After its CFO Meng Wanzhou was arrested in Canada, Huawei has been confronted with more challenges, including reduced access to the global financial system.
After the British bank HSBC Holdings stopped offering financial services to the Chinese tech giant, a second UK bank, Standard Chartered, followed suit citing unacceptable risks. Citigroup, Huawei’s last major supplier of banking services, said it will review all new business with Huawei.
Huawei’s CFO and vice chairman Meng Wanzhou is under surveillance in Vancouver following her release on bail; she is being charged with fraud and violating U.S. sanctions on Iran. She faces extradition to the United States, to the great protest of the Chinese regime.
On top of this scandal, Huawei faces big challenge for its overseas business, which contributes half of its revenue.
Due to its close connections with the Chinese regime, Huawei has been banned by at least four government so far, including the United States, Australia, New Zealand, and Japan. More countries are considering whether to follow suit.
Wall Street Journal reported on Dec. 20 that the three key banks that Huawei uses have changed their attitude towards it.
Great Britain’s HSBC Holdings PLC, which had been investigated in the early 2010s on charges that Huawei used its services to do business with Iran, decided in 2017 to stop provide new banking services or funding to Huawei. The report quoted an insider as saying that HSBC considered the risks of associating with Huawei to be too high.
Recently, Standard Chartered PLC, another British multinational banking and financial services company, came to the same conclusion as HSBC and cut off their services to Huawei.
The American Citigroup Inc. continues its day-to-day banking services to Huawei. According to reports, Citigroup too will review its business with other companies in order to analyze risks. This includes risks associated with Huawei.

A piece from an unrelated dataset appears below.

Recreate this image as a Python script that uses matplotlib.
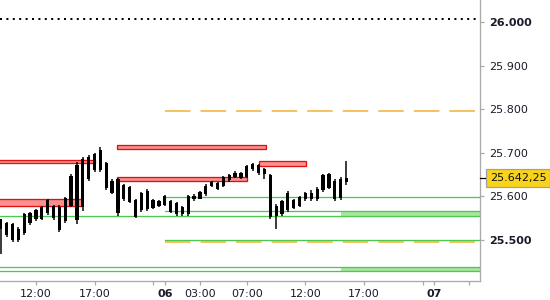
import matplotlib
matplotlib.use("Agg")
import matplotlib.pyplot as plt
import matplotlib.transforms as mtrans
from matplotlib.patches import Rectangle

# ---------------- data ----------------
bar_index = list(range(-6, 54))
highs = [25.548, 25.541, 25.538, 25.529, 25.561, 25.563, 25.570, 25.578, 25.593, 25.579,
         25.579, 25.598, 25.651, 25.679, 25.689, 25.694, 25.700, 25.713, 25.679, 25.638,
         25.641, 25.628, 25.623, 25.593, 25.609, 25.615, 25.593, 25.591, 25.602, 25.591,
         25.586, 25.577, 25.602, 25.604, 25.611, 25.627, 25.634, 25.633, 25.646, 25.651,
         25.657, 25.656, 25.671, 25.677, 25.674, 25.664, 25.651, 25.582, 25.591, 25.611,
         25.593, 25.600, 25.609, 25.614, 25.620, 25.651, 25.654, 25.638, 25.643, 25.680]
lows = [25.467, 25.506, 25.495, 25.495, 25.510, 25.533, 25.543, 25.545, 25.556, 25.545,
        25.518, 25.538, 25.574, 25.536, 25.566, 25.635, 25.656, 25.656, 25.614, 25.605,
        25.554, 25.589, 25.583, 25.549, 25.564, 25.566, 25.570, 25.575, 25.577, 25.560,
        25.555, 25.555, 25.555, 25.589, 25.592, 25.601, 25.621, 25.614, 25.621, 25.633,
        25.641, 25.638, 25.641, 25.658, 25.648, 25.639, 25.546, 25.524, 25.554, 25.564,
        25.570, 25.575, 25.589, 25.589, 25.589, 25.610, 25.616, 25.589, 25.591, 25.625]
opens = [25.546, 25.538, 25.535, 25.498, 25.515, 25.560, 25.546, 25.575, 25.560, 25.576,
         25.575, 25.542, 25.578, 25.545, 25.575, 25.690, 25.660, 25.705, 25.675, 25.608,
         25.638, 25.592, 25.620, 25.590, 25.567, 25.612, 25.573, 25.588, 25.580, 25.588,
         25.558, 25.574, 25.558, 25.601, 25.594, 25.604, 25.623, 25.630, 25.623, 25.636,
         25.644, 25.653, 25.644, 25.661, 25.671, 25.650, 25.648, 25.555, 25.558, 25.568,
         25.590, 25.578, 25.592, 25.608, 25.592, 25.613, 25.651, 25.635, 25.595, 25.632]
closes = [25.525, 25.510, 25.498, 25.525, 25.558, 25.537, 25.567, 25.548, 25.590, 25.550,
          25.522, 25.595, 25.647, 25.672, 25.685, 25.640, 25.697, 25.660, 25.618, 25.635,
          25.560, 25.625, 25.587, 25.552, 25.606, 25.570, 25.590, 25.578, 25.599, 25.563,
          25.583, 25.558, 25.599, 25.592, 25.609, 25.624, 25.632, 25.617, 25.643, 25.648,
          25.654, 25.641, 25.668, 25.674, 25.652, 25.661, 25.552, 25.578, 25.588, 25.607,
          25.573, 25.597, 25.606, 25.592, 25.617, 25.648, 25.619, 25.592, 25.640, 25.64225]

last_price = 25.64225
last_label = "25.642,25"

# red zones: (start, end, low, high)
red_start = [-7, -7, 13.8, 13.8, 38.05]
red_end = [10.07, 7.9, 39.2, 36.1, 46.1]
red_low = [25.6766, 25.5777, 25.7074, 25.635, 25.6697]
red_high = [25.6828, 25.5931, 25.7166, 25.643, 25.6798]

# green levels: (start, level)
green_start = [22, 22, -7, 22, -7, -7]
green_level = [25.597, 25.566, 25.553, 25.500, 25.436, 25.427]

# green bands (start, low, high)
band_start = [52.05, 52.05]
band_low = [25.553, 25.427]
band_high = [25.566, 25.436]

# orange dashed levels
orange_start = [22, 22]
orange_level = [25.795, 25.4936]

dotted_level = 26.007

xtick_pos = [0, 10, 20, 22, 28, 36, 46, 56, 66, 68, 74]
xtick_lab = ["12:00", "17:00", "", "06", "03:00", "07:00", "12:00", "17:00", "", "07", ""]
xtick_bold = ["06", "07"]
ytick_pos = [25.5, 25.6, 25.7, 25.8, 25.9, 26.0]
ytick_lab = ["25.500", "25.600", "25.700", "25.800", "25.900", "26.000"]
ytick_bold = ["25.500", "26.000"]

XMIN, XMAX = -6.14, 75.8
YMIN, YMAX = 25.4046, 26.0506

# ---------------- figure ----------------
fig = plt.figure(figsize=(5.5, 3.0), dpi=100)
ax = fig.add_axes([0, 19 / 300, 480 / 550, 281 / 300])
ax.set_xlim(XMIN, XMAX)
ax.set_ylim(YMIN, YMAX)

px = 0.72  # one pixel in points

# horizontal levels
ax.plot([XMIN, XMAX], [dotted_level, dotted_level], color="black", lw=2 * px,
        dashes=(1, 2.2), dash_capstyle="butt", zorder=2)
for s, lv in zip(orange_start, orange_level):
    ax.plot([s, XMAX], [lv, lv], color="#f4b030", lw=1.5 * px, dashes=(17, 6.7),
            dash_capstyle="butt", zorder=2)
for s, lo, hi in zip(band_start, band_low, band_high):
    ax.fill_between([s, XMAX + 1], lo, hi, color="#a6e6a0", lw=0, zorder=1)
for s, lv in zip(green_start, green_level):
    ax.plot([s, XMAX + 1], [lv, lv], color="#4cc84c", lw=1.3 * px, zorder=2)

# red zones
for s, e, lo, hi in zip(red_start, red_end, red_low, red_high):
    ax.add_patch(Rectangle((s, lo), e - s, hi - lo, facecolor="#fb9090",
                           edgecolor="#e01010", lw=1.3 * px, zorder=3))

# bars
ax.vlines(bar_index, lows, highs, color="black", lw=1.5 * px, zorder=4)
body_bottom = [min(o, c) for o, c in zip(opens, closes)]
body_height = [max(abs(c - o), 0.0015) for o, c in zip(opens, closes)]
ax.bar(bar_index, body_height, bottom=body_bottom, width=0.56, color="black",
       lw=0, zorder=5)

# axes styling
for side in ("left", "top"):
    ax.spines[side].set_visible(False)
for side in ("right", "bottom"):
    ax.spines[side].set_color("#aaaaaa")
    ax.spines[side].set_linewidth(1.3 * px)

ax.yaxis.tick_right()
ax.set_yticks(ytick_pos)
ax.set_yticklabels(ytick_lab)
ax.set_xticks(xtick_pos)
ax.set_xticklabels(xtick_lab)
ax.tick_params(axis="both", colors="#aaaaaa", labelcolor="#1a1a2a", labelsize=8,
               length=3, width=0.9)
ax.tick_params(axis="y", pad=3.5)
ax.tick_params(axis="x", pad=2.5)
for t in ax.get_yticklabels():
    if t.get_text() in ytick_bold:
        t.set_fontweight("bold")
for t in ax.get_xticklabels():
    if t.get_text() in xtick_bold:
        t.set_fontweight("bold")

# current price marker
trans = mtrans.blended_transform_factory(ax.transAxes, ax.transData)
ax.plot([1.0, 1.0105], [last_price, last_price], color="black", lw=1.2 * px,
        transform=trans, clip_on=False, zorder=6)
ax.text(1.0205, last_price, last_label, transform=trans, ha="left", va="center",
        fontsize=8, color="#111111",
        bbox=dict(boxstyle="square,pad=0.35", facecolor="#f8d31c",
                  edgecolor="#a0a0a0", lw=1.2 * px), clip_on=False)

fig.savefig("out.png", dpi=100, facecolor="white")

Apart from these three banks, the report quoted insiders as saying that Huawei also has received funding from JPMorgan Chase & Co., Australia & New Zealand Banking Group Ltd., and the Dutch ING Groep NV.
Currently, these banks didn’t provide comments on their ties with Huawei, but it’s possible that they may change their policy given the possibility of future sanctions against Huawei.
Bloomberg reported on Dec. 21 that there’s a chance that Huawei will face similar temporary sanctions as its smaller Chinese competitor, ZTE.
ZTE had violated U.S. sanctions on North Korea and Iran. This violation was settled in March 2017, with the company agreeing to pay an $892 million fine and place $300 million in escrow.
Later on, American authorities learned that ZTE had lied before and during the 2017 deal. In response, American export watchdogs blocked ZTE from buying crucial components and software needed for manufacturing cell phones and telecommunications equipment from American tech companies like Qualcomm, Google, and Corning.
In order to regain access to U.S. technology crucial to its business, ZTE agreed on June 7, 2018 to pay a $1 billion fine and submitted to the strictest compliance measures ever issued by the Commerce Department.
Huawei’s cash flows in 2017 totaled 96 billion yuan ($13.95 billion), with revenue of 603.6 billion yuan ($87.4 billion) according to its annual report.
Huawei has businesses in 170 countries and drew 49.5 percent of its 2017 revenue from overseas markets. As such, it is heavily reliant on U.S. currency.
Bloomberg analyzed that Huawei will be in trouble if Citigroup and other banks decline to service Huawei because of the knock-on effects it would have on other banks, including those in China. If no foreign banks service to Huawei, it won’t be able to continue operating its overseas offices and branches, or execute business contracts.